Now the DoT has a model of that bridge with all the attributes related to it, such as the material used to construct it… sizing, rebar, everything that’s involved in the design of that bridge. The DoT can then illustrate the maintenance, inspection and operation of that bridge in a digital world.

An inspector who goes out 12 months after that bridge has been constructed can use a digital model to identify issues found during the inspection and can apply that information into the model and create a work order right there.

Everything is done from a digital platform as opposed to 2D blueprints. That’s the efficiency that’s gained when a DoT has access to a constructible 3D model.

CONEXPO-CON/AGG 365: What are some real-world examples where this is paying off?

Hoagland: Let’s look at Highway 169, the Elk River Project in Minnesota.
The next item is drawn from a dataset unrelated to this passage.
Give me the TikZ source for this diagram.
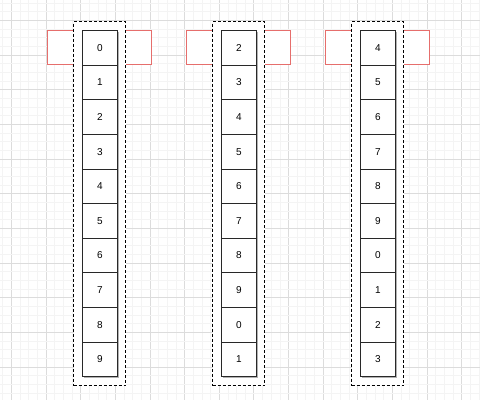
\documentclass[tikz,border=0pt]{standalone}
\usepackage{fontspec}
\setmainfont{Liberation Sans}
\definecolor{minorgrid}{RGB}{244,244,244}
\definecolor{majorgrid}{RGB}{220,220,220}
\definecolor{redline}{RGB}{230,110,108}
\definecolor{cellline}{RGB}{40,40,40}
\begin{document}
\begin{tikzpicture}[x=1pt,y=-1pt,
  redbox/.style={draw=redline, fill=white, line width=1pt, minimum width=104pt, minimum height=34pt, inner sep=0pt, outer sep=0pt, anchor=north west},
  dashbox/.style={draw=black, fill=white, line width=1pt, dash pattern=on 3pt off 2pt, minimum width=52pt, minimum height=364pt, inner sep=0pt, outer sep=0pt, anchor=north west},
  cell/.style={draw=cellline, fill=white, line width=0.9pt, minimum width=35pt, minimum height=34.6pt, inner sep=0pt, outer sep=0pt, anchor=north west, font=\fontsize{10}{12}\selectfont},
  shadow/.style={fill=black!30, draw=none}]
\useasboundingbox (0,0) rectangle (480,400);
\fill[white] (0,0) rectangle (480,400);
% grid
\foreach \k in {0,...,55}{
  \pgfmathsetmacro\xx{2.65+8.6625*\k}
  \pgfmathtruncatemacro\m{mod(\k,4)}
  \ifnum\m=1
    \draw[majorgrid, line width=0.8pt] (\xx,0) -- (\xx,400);
  \else
    \draw[minorgrid, line width=0.7pt] (\xx,0) -- (\xx,400);
  \fi
}
\foreach \k in {0,...,46}{
  \pgfmathsetmacro\yy{3.1+8.6625*\k}
  \pgfmathtruncatemacro\m{mod(\k,4)}
  \ifnum\m=2
    \draw[majorgrid, line width=0.8pt] (0,\yy) -- (480,\yy);
  \else
    \draw[minorgrid, line width=0.7pt] (0,\yy) -- (480,\yy);
  \fi
}
% columns
\foreach \c/\s in {0/0,1/2,2/4}{
  \pgfmathsetmacro\ox{139*\c}
  \node[redbox] (r\c) at (47.5+\ox,30.5) {};
  \node[dashbox] (d\c) at (73.5+\ox,21.5) {};
  \fill[shadow] (83.5+\ox,31.9) rectangle (118.5+\ox,377.9);
  \foreach \j in {0,...,9}{
    \pgfmathtruncatemacro\v{mod(\s+\j,10)}
    \node[cell] (c\c-\j) at (82.5+\ox,30.6+34.6*\j) {\v};
  }
}
\end{tikzpicture}
\end{document}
The highway and adjacent streets had exceeded capacity and they were creating a real bottleneck for travelers. The Minnesota DoT initiated $158-million project to improve the intersection which is around a three-mile stretch. It was a two-year project.
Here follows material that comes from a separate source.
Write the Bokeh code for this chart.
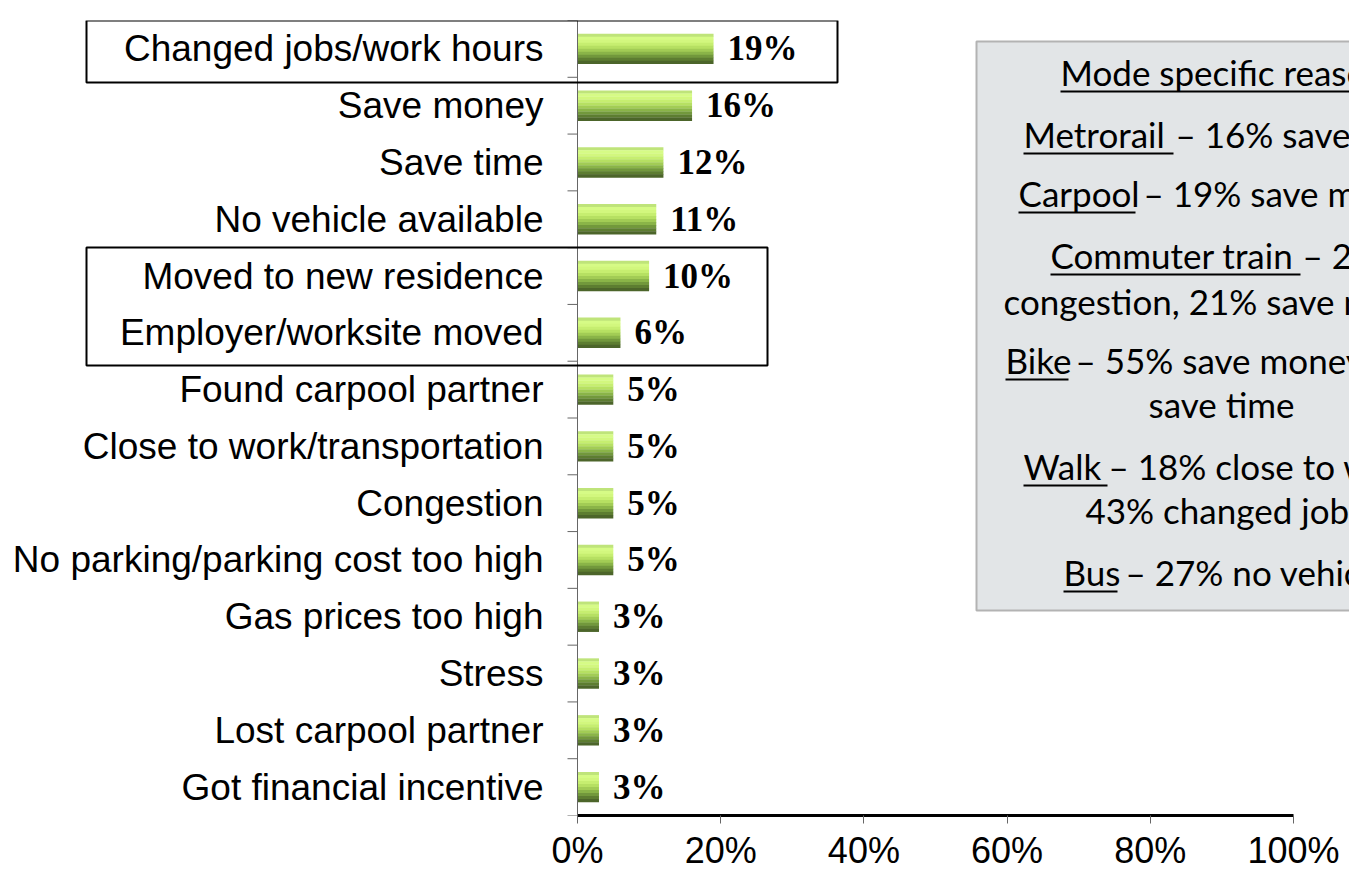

For the first time, Minnesota DoT used a 3D model digital delivery process. This is an example of a DoT that is saying we’re all in, we’re going to design and construct this project digitally. This means they needed their design team or their engineering firm - in this case, it was a company called WSB - and Ames construction, the contractor, to collaborate early on.

The result of that collaboration is an estimated $10-million savings for Minnesota DoT to date. The DoT, the engineering firm and the general contractor collaborated to identify where there might be challenges for the design to be truly constructible.
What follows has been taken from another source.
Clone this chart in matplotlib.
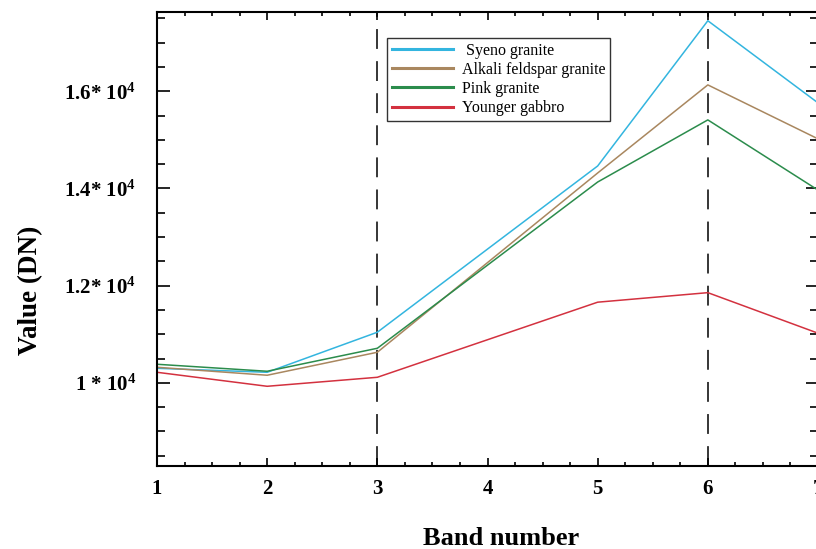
import numpy as np
import matplotlib
matplotlib.use('Agg')
import matplotlib.pyplot as plt
from matplotlib.ticker import MultipleLocator, FixedLocator

plt.rcParams['font.family'] = ['Liberation Serif', 'DejaVu Serif']
plt.rcParams['mathtext.fontset'] = 'custom'
plt.rcParams['mathtext.rm'] = 'Liberation Serif:bold'
plt.rcParams['mathtext.bf'] = 'Liberation Serif:bold'
plt.rcParams['mathtext.default'] = 'rm'

# Данные
bands = [1, 2, 3, 5, 6, 7]
syeno = [10300, 10218, 11042, 14462, 17450, 15760]
alkali = [10321, 10157, 10630, 14318, 16130, 15020]
pink = [10383, 10239, 10712, 14132, 15410, 13966]
gabbro = [10218, 9930, 10115, 11660, 11856, 11022]

names = [' Syeno granite', 'Alkali feldspar granite', 'Pink granite', 'Younger gabbro']
colors = ['#33b5df', '#a9875f', '#2b8c4c', '#d3313f']

yticks = [10000, 12000, 14000, 16000]
ytick_labels = [r'1 * 10$^{4}$', r'1.2* 10$^{4}$', r'1.4* 10$^{4}$', r'1.6* 10$^{4}$']

fig = plt.figure(figsize=(8.16, 5.49), dpi=100)
ax = fig.add_axes([157 / 816, 1 - 466 / 549, 661 / 816, (466 - 11.5) / 549])

for vals, name, c in zip([syeno, alkali, pink, gabbro], names, colors):
    ax.plot(bands, vals, color=c, lw=1.1, label=name)

# пунктирные вертикали
for xv in [3, 6]:
    ax.axvline(xv, color='black', lw=1.1, dashes=(13, 8), zorder=0)

ax.set_xlim(1, 7)
ax.set_ylim(8290, 17640)

ax.xaxis.set_major_locator(MultipleLocator(1))
ax.xaxis.set_minor_locator(MultipleLocator(0.25))
ax.yaxis.set_major_locator(FixedLocator(yticks))
ax.yaxis.set_minor_locator(MultipleLocator(500))
ax.set_yticklabels(ytick_labels)

ax.tick_params(axis='both', which='both', direction='in', top=True, right=True, width=1.2)
ax.tick_params(axis='x', which='major', length=5.5, pad=9, labelsize=15)
ax.tick_params(axis='x', which='minor', length=3)
ax.tick_params(axis='y', which='major', length=9, pad=15, labelsize=15)
ax.tick_params(axis='y', which='minor', length=6)
for lab in ax.get_xticklabels() + ax.get_yticklabels():
    lab.set_fontweight('bold')
for sp in ax.spines.values():
    sp.set_linewidth(1.5)

ax.set_xlabel('Band number', fontsize=19, fontweight='bold')
ax.xaxis.set_label_coords(0.52, -0.135)
ax.set_ylabel('Value (DN)', fontsize=19.5, fontweight='bold')
ax.yaxis.set_label_coords(-0.172, 0.387)

leg = ax.legend(loc='upper left', bbox_to_anchor=(0.348, 0.942), fontsize=11.5,
                frameon=True, fancybox=False, edgecolor='black', handlelength=3.8,
                handletextpad=0.6, borderpad=0.3, labelspacing=0.2, borderaxespad=0)
leg.get_frame().set_linewidth(1.0)
for h in leg.get_lines():
    h.set_linewidth(2.2)

fig.savefig('out.png', dpi=100)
And that’s just the beginning. They’re just in the early phase on the design side, they haven’t even started construction.

CONEXPO-CON/AGG 365: What are some of the long-term benefits of using digital as-builts?

Hoagland: I think the DoTs will start to require and put into their specs that the engineering firms and the contractors provide these digital models and the digital data back to the DoT so they can be much more efficient.

Future contract awards for renovation or expansion of an intersection or bridge will be able to streamline maintenance and operation. We’ll move into a more predictable understanding of what assets need to be repaired and when without having to physically send individuals out to the field every single time.

And you’ll start to see that technology benefits are not just from a productivity perspective. One of the big challenges right now for DoTs is labor. They don’t have the skilled labor to execute all these projects that will be coming with new infrastructure funding.

One of the advantages of technology and getting DoTs and general contractors and engineering firms on board is that we all need to do more with less skilled labor. We need to leverage technology to pick up and provide augments, or do some of the tasks that labor used to do for us.

There’s an investment in technology needed right now, but it will pay off.

CONEXPO-CON/AGG 365: How would you characterize where federal and state governments currently stand in terms of their willingness to adopt technology?

Hoagland: We still have a way to go, but I think we’re definitely moving in the right direction. Contractors are recognizing that technology provides efficiency and benefits to them when it comes to estimating for a project, and efficiency when executing a project.

For DoTs, I think you’re going to see them putting technology into specifications as they learn and feel more comfortable with the proven results and the ROI benefits. I think we’re all moving in the right direction and the Every Day Counts program is certainly helping us to get there.

CONEXPO-CON/AGG 365: What will speed the adoption of technology in construction?

Hoagland: It’s driven by the owners who can set standards for what they want to see from a technology perspective and what’s useful to them. That will trickle down to the contractors.

A lot of the work we’re doing is connecting workflows to accelerate the hand-over from one stakeholder to the next. It’s not just about the hardware, it’s about the software being able to intuitively know how to move information along as the project is progressing without an individual having to be the one that’s always doing the checks and balances.